The ice broken or at least a little thawed, we went into her trailer—her parents, she said, had allowed her to remain unmarried, and she had a trailer of her own—and she began to have real conversation with me in a different, more natural voice. Her brother and other men kept dropping by to say hello and inspect me, and I met her younger brother William and inspected the dagger tattooed on his forearm in return. The trailer, the kind that hitches to the back of a car, was the size of a small room, and everything in it was neatly arranged, the bed folded back into a couch. The clock she had broken that morning, however, was lying on a counter all in pieces. She had beautiful dishes arrayed on narrow shelves above the windows and two books on another counter: Bruce Chatwin’s The Songlines and Peter Matthiessen’s Indian Country.
It turned out she was interested in Native Americans and identified with them, with better grounds than most who do. She had acutely picked out their nomadism as one of the reasons why Euro-Americans considered them barbaric and one of the grounds for persecuting them. Civilizing Indians usually entailed transforming them from nomads into agriculturalists, tied to the success or failure of individual labor on a small piece of land. The sedentary toil of agriculture was usually considered inseparable from or foundational for culture itself by the nineteenth-century Americans who made Indian policy; what they would think of the present’s postagricultural societies is hard to imagine. Turning Native American nomads into agriculturalists largely failed, but it did succeed in justifying a drastically reduced land base for them and thereby freeing up much of their land for others. My hostess also pointed out that what the Jews and Gypsies killed in the Nazi holocaust had in common was nomadism, and I was glad I’d introduced myself as a Jew and might thereby be considered an honorary nomad. (I had somewhere around Galway stopped telling people of my mixed ancestry, because it was clear I wasn’t Irish in the way the Irish were, because trying to explain that being mixed didn’t mean being nothing was getting tiresome, and because declaring Jewishness dried up any further questions. I thought I’d probably only really ever feel Irish Catholic if I went to Israel.)

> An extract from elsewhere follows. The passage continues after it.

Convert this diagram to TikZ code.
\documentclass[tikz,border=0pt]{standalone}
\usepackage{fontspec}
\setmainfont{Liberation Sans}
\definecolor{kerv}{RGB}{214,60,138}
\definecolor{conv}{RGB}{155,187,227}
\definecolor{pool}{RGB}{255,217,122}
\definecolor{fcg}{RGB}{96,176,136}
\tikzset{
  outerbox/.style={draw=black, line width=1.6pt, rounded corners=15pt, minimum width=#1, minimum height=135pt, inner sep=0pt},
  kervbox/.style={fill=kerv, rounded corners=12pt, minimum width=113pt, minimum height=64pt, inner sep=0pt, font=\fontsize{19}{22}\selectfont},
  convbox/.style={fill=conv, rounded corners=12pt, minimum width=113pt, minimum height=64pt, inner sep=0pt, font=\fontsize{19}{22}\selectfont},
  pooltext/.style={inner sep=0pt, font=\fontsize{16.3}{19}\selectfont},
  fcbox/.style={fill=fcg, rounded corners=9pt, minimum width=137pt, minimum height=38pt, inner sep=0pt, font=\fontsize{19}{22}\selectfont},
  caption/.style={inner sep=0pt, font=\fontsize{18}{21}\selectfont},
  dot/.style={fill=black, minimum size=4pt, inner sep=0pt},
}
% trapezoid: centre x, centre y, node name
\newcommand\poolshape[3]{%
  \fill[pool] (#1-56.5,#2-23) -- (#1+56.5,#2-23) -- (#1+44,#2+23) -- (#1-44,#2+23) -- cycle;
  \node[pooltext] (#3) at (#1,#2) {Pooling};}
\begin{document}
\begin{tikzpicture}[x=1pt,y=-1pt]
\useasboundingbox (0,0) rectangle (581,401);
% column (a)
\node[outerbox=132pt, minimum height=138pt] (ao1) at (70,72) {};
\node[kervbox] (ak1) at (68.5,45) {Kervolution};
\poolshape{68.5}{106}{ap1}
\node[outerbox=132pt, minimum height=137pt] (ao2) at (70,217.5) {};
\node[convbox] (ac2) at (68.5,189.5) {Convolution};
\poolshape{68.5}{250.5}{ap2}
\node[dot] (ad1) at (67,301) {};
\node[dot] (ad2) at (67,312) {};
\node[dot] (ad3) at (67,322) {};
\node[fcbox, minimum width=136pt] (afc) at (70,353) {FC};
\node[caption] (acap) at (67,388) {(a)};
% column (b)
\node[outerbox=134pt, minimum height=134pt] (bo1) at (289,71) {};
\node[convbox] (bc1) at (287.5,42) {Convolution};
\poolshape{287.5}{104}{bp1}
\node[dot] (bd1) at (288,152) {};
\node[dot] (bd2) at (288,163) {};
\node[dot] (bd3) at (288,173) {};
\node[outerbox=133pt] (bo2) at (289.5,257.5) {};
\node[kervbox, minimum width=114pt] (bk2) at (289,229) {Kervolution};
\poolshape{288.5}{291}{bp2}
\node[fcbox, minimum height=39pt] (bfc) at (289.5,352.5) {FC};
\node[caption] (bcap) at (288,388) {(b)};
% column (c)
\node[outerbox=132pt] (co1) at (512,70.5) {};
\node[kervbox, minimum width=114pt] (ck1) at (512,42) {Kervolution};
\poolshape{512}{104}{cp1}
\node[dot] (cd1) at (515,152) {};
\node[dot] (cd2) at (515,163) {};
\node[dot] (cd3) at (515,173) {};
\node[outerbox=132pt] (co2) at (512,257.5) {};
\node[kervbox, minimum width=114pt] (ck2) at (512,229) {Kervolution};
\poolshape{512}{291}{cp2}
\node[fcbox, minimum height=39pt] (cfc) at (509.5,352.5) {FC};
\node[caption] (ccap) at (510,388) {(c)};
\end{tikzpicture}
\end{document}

Each door Cathleen led me through seemed to take me into a more personal sphere; we had moved from the formal interview on her sister’s sofa to the conversation in her trailer to the festive visit in her parents’ trailer next door. I seemed to have been accepted, at least as a guest. In her parents’ trailer Cathleen laid out thinly cut fresh bread, cold meats, and tomatoes and began to make cup after cup of strong tea for us all, washing the cups thoroughly between each round. Her parents’ trailer was airy and comfortable, a spotless salon of windows, couches, kitchenette, and a central table. What do you call them, they asked me, and I said, Trailers. They looked satisfied and said that Travellers too called them trailers; only country people called them caravans. And they asked me about American rest stops; they had heard wondrous stories that the US government built them copiously along the highways and anyone was allowed to halt at them unharassed.
My own country took on new enchantment for me as I told them of the western American infrastructure of rest stops and camp grounds and trailer parks and interstate highways. Of the quite respectable middle-class retirees who sold their houses and took to the road in trailers, migrating like birds alone and in flocks, south in the winter and anywhere in the summer. Of how much of the populace was, if not nomadic, at least restless and rootless, moving on an average of once every five and a half years. Of states where the majority of homes seemed to be prefab trailers that could be trucked to the next location. Of how many fine gradations there are between the absolutely fixed and the fluid in the US, rather than Ireland’s stark gap. Of my own adventures in my pickup truck with the shell on the back, traveling around the West, living out of the truck for weeks on end sometimes, traveling sometimes with my younger brother in his pickup when we went to political actions together. As I spoke of days of driving five hundred miles or so alone, of
driving a hundred miles down Nevada’s secondary highways without seeing another soul, I became homesick for my own roadscapes. Any doubt I’d had about disconnectedness, rootlessness, and fossil fuel economies were bowled over by our collective evocation of the lure of the open road.
I swapped my tales with road stories of theirs, mostly of Mrs. McDonagh’s. Mrs. McDonagh, Cathleen’s mother, impressed me as a remarkable woman. Stout and weathered, with her shapeless dress and her graybrown hair pulled back casually, she had made no efforts at beautification but she radiated a calm joy in her expressions and her sweetvoiced stories. Though one might expect a nomad to flicker like a flame, she gave instead the impression of enormous earthy solidity and complete participation in the present. Life seemed to delight her. She told me they could see the mountains from where they were, the Dublin mountains. That her mother was from County Meath, and there was always a town you’d go back to. That home was where your people were buried. And one of the great pleasures of travel was going back to a place in which a significant passage of your life had occurred, revisiting experiences inextricably linked to a distinct locale (unlike, she implied, the sedentary, whose different dramas may all occur on the same thereby unevocative home front). She grew up in the wattle tents—the tents made of tarps and hazel wands—and there would be a big tent with a fire to cook on and sing around. There was a wagon to sleep in (though she didn’t make it clear if it was always there along with the wattle tents). She hadn’t learned to read or write, which was inconvenient, because you had to ask people to help with your letters, so they always knew your business. When a white moth came and fluttered between us on the couch where we sat, she said, A little moth. That means a letter’s coming.